KIM: Rock and roll covers a lot, like heavy rock, prog, glam, art rock, punk. I like all of that but outside of that, I like funk, soul, classical, bluegrass, experimental and particularly jazz. When i say jazz, I’m talking about stuff like Miles Davis ‘On The Corner’, various free jazz agents like Mingus, Coltrane, Ornette Coleman, Sonny Sharrock, Albert Ayler, James Blood Ulmer.

GARETH: You’ve done tonnes of stuff with lots of bands. What did you enjoy doing the most? Where do you think you got the best results?

KIM: Well I enjoy it all these days because I just don’t play stuff I don’t enjoy. I love doing The Darling Downs with Ron because we just do it and get transported to some other spiritual place that neither of us would have any access to in our normal day to day lives. We’re not really spiritual people. I enjoy Salmon, because it’s like putting on an event every time we do it. It’s more like working with a theatre company than a band, and we’re all best friends, which makes it an absolute party every time we play. Doing The Scientists and The Surrealists recently however, has reminded me of a path that  was on back in the 80s. I was far more single minded back then and I think the albums ‘Blood Red River’, ‘Human Jukebox’ and The Surrealists debut ‘Hit Me With The Surreal Feel’ really created a different feel, ambience, vibe. I’m searching for the right word here, to describe what was around. I think they are my favourite works.

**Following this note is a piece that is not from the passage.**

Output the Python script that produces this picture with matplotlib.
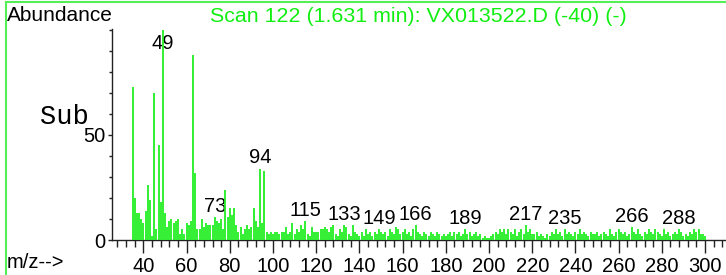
import matplotlib.pyplot as plt
from matplotlib.lines import Line2D

# m/z 35..300, relative abundance
mz = list(range(35, 301))
abund = [
    73, 20, 13, 13, 10, 8,                       # 35-40
    14, 26, 19, 2, 70, 5, 45, 18, 100, 13,        # 41-50
    6, 9, 10, 8, 9, 10, 3, 5, 3, 8,               # 51-60
    7, 9, 88, 32, 5, 5, 10, 6, 8, 7,              # 61-70
    7, 7, 11, 9, 8, 10, 5, 24, 11, 15,            # 71-80
    12, 15, 7, 4, 6, 3, 5, 7, 5, 6,               # 81-90
    15, 9, 6, 34, 8, 33, 4, 3, 4, 3,              # 91-100
    4, 4, 3, 4, 4, 6, 3, 4, 8, 3,                 # 101-110
    5, 4, 7, 5, 9, 3, 2, 6, 4, 4,                 # 111-120
    4, 5, 5, 6, 5, 4, 6, 7, 3, 2,                 # 121-130
    5, 4, 7, 6, 3, 2, 7, 4, 3, 2,                 # 131-140
    4, 2, 5, 3, 4, 2, 4, 3, 5, 4,                 # 141-150
    3, 4, 2, 5, 4, 3, 6, 5, 3, 4,                 # 151-160
    5, 3, 4, 2, 5, 7, 4, 3, 2, 4,                 # 161-170
    3, 2, 4, 3, 2, 4, 3, 2, 3, 2,                 # 171-180
    3, 4, 2, 4, 3, 4, 2, 3, 5, 3,                 # 181-190
    4, 2, 3, 4, 2, 3, 1, 2, 1, 1,                 # 191-200
    2, 3, 4, 3, 5, 4, 5, 3, 5, 4,                 # 201-210
    3, 5, 2, 4, 5, 3, 7, 4, 5, 3,                 # 211-220
    3, 4, 2, 3, 2, 1, 3, 2, 4, 3,                 # 221-230
    5, 3, 4, 2, 5, 3, 4, 3, 2, 4,                 # 231-240
    3, 5, 3, 4, 3, 2, 4, 3, 3, 4,                 # 241-250
    2, 3, 4, 3, 2, 5, 3, 2, 4, 5,                 # 251-260
    4, 3, 4, 2, 3, 6, 4, 3, 5, 3,                 # 261-270
    2, 4, 3, 5, 4, 3, 5, 4, 3, 2,                 # 271-280
    5, 3, 4, 2, 3, 4, 3, 5, 4, 2,                 # 281-290
    3, 2, 4, 3, 5, 4, 5, 3, 3, 2,                 # 291-300
]
peak_labels = [49, 73, 94, 115, 133, 149, 166, 189, 217, 235, 266, 288]
xticks = list(range(40, 301, 20))

GREEN = '#22ee22'
FS = 14.5
plt.rcParams['font.family'] = ['Liberation Sans', 'DejaVu Sans']

fig = plt.figure(figsize=(7.26, 2.75), dpi=100)
ax = fig.add_axes([112.3 / 726, 35 / 275, 613.7 / 726, 210.7 / 275])
ax.set_xlim(25.6, 309.7)
ax.set_ylim(0, 100.3)

ax.vlines(mz, 0, abund, color=GREEN, lw=1.3, zorder=3)

for m in peak_labels:
    v = abund[mz.index(m)]
    ax.text(m, min(v + 2.5, 91), str(m), ha='center', va='baseline',
            fontsize=FS, color='black', zorder=1)

for s in ['top', 'right']:
    ax.spines[s].set_visible(False)
for s in ['left', 'bottom']:
    ax.spines[s].set_color('#222222')
    ax.spines[s].set_linewidth(1.0)

ax.set_xticks(xticks)
ax.set_xticks(range(28, 310, 4), minor=True)
ax.set_yticks([0, 50])
ax.set_yticks(range(10, 101, 10), minor=True)
ax.tick_params(axis='x', which='major', length=9, width=1, pad=3, labelsize=FS, color='#222222')
ax.tick_params(axis='x', which='minor', length=5, width=1, color='#222222')
ax.tick_params(axis='y', which='major', length=3, width=1, pad=2, labelsize=FS, color='#222222')
ax.tick_params(axis='y', which='minor', length=2.5, width=1, color='#222222')

# header texts
fig.text(7 / 726, 1 - 21 / 275, 'Abundance', fontsize=15, va='baseline', ha='left')
fig.text(418.5 / 726, 1 - 22 / 275, 'Scan 122 (1.631 min): VX013522.D (-40) (-)',
         fontsize=15.4, color='#11ee11', va='baseline', ha='center')
fig.text(40 / 726, 1 - 123.5 / 275, 'Sub', fontsize=19.5, family='Liberation Mono',
         va='baseline', ha='left')
fig.text(7 / 726, 1 - 268 / 275, 'm/z-->', fontsize=FS, va='baseline', ha='left')

# frame around the window (left and top edges visible)
fig.add_artist(Line2D([6 / 726, 6 / 726], [0, 1 - 2 / 275], color='#55ee55', lw=1.5))
fig.add_artist(Line2D([6 / 726, 1], [1 - 2 / 275, 1 - 2 / 275], color='#55ee55', lw=1.5))

fig.savefig('out.png', dpi=100)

GARETH: ‘Murderess in a Purple Dress’ is about a woman I used to know when I was just out of school. My girlfriend used to babysit for her in Hilton WA. She showed us pictures of you both in London years ago. As heavy as London types like to think their music is/was, I just don’t see it … aside from PIL. Plus, they’re not fond of folks from the colonies when it comes to seeing them appropriate the same shit they appropriated from the US. It’s fine to appropriate a political system from the greeks but … put it this way … AC/DC are from Scotland. If you ask a pom, and Scotland is a part of the UK. Everyone in AC/CD has a broader Australian accent than me, and I have a broader Australian accent than most because I got bashed for having an English accent (because I was brought up in London, even though I was born in Australia). How did London work for you then? Expound your experiences more than I have just now on my own… otherwise i’ll look like a …

KIM: London was a hell of an experience for me. I grew to love the place, which I still do. I always enjoy being back there. It’s ridiculously expensive. It could be dangerous. Most folk I knew got mugged one time or another, me and my fifteen year old son included. It could be cold and miserable and it could take forever to get from one place to another. However, in some ways it felt like the centre of the universe.
If something new is breaking in the world, most of the time it’s not in Berlin, Paris, New York, but London. The Scientists decided to move there and cut themselves off from Australia. We thought we needed to succeed on London’s terms rather than just rely on expats to fill our audience. It’s debatable whether we did, but as you would’ve seen Gaz, a couple of years back, we did have a full house at The Spitz- two years running and there was hardly an Aussie there.

GARETH: You’re a Suicide fan. They’re unique but in theory, they’re not. At the end of the day you can break their shit down and they are as derivative as most other bands. But most importantly, they are authentic. They own their space. I reckon that’s all you can be. You nailed that from the get go with your music. What do you reckon about being authentic over everything else? What’s it worth, and why? Not just in your case.

KIM: To be perfectly honest, I don’t really understand the idea of being authentic. You can either do your best, or not. Sometimes you can be doing something that is not what you’d choose to do, but it can lead you down a different path. For a lot of my music, I’ve just had a ‘concept’ given to me and I’ve run with it. I think there are people who produce stuff that ‘doesn’t wash’, ie it is unconvincing. That is because it’s not very good, not thought through properly or executed by untalented people. I think you can create material that says the exact opposite of what you really believe and be just as genuine … as if you’re telling the truth. This is because if you put all your resources into carrying it off, it is that performance, that art, that effort that people will respond to. Suicide were a very confronting band. They weren’t just scary and dynamic. Like … The Birthday Party. They were playing with some very uncomfortable ideas with the way they presented themselves. It was performance art. Their music was basic on the surface, but highly complex on a deeper level. The way the music was structured forced the listener to focus, consciously or subconsciously, on nuances which opened up whole worlds of counter rhythm and melody, or did for me at any rate.

GARETH: You’ve done so much different stuff with different bands. Is there a particular kind of thread running through it all or is is just a Kim thing?

KIM: There are some threads running through it all. There was a conceptual art aspect to the Scientists and the early (and present) Surrealists, that is clearly in evidence in Salmon and E(A)rnest. The rawness and simplicity of The Scientists is a big part of the Darling Downs. There are threads for sure, but as you say, it’s all very different too. I’ve never been able to just keep doing the same stuff. This is probably why my career hasn’t had the trajectory of others I could name. There are folk who keep trotting out the same stuff but make miniscule shifts in presentation and continually get lauded as geniuses, who keep pulling new stuff out of the hat. If you keep changing too much, people can’t get a handle on it and revert to the best known thing you did … which in my case is The Scientists, and then fail to recognise the different things you did. But I’m not bovvered! So to answer your question, it must be just a Kim thing, or as I prefer to say, a ‘Salmon’ thing.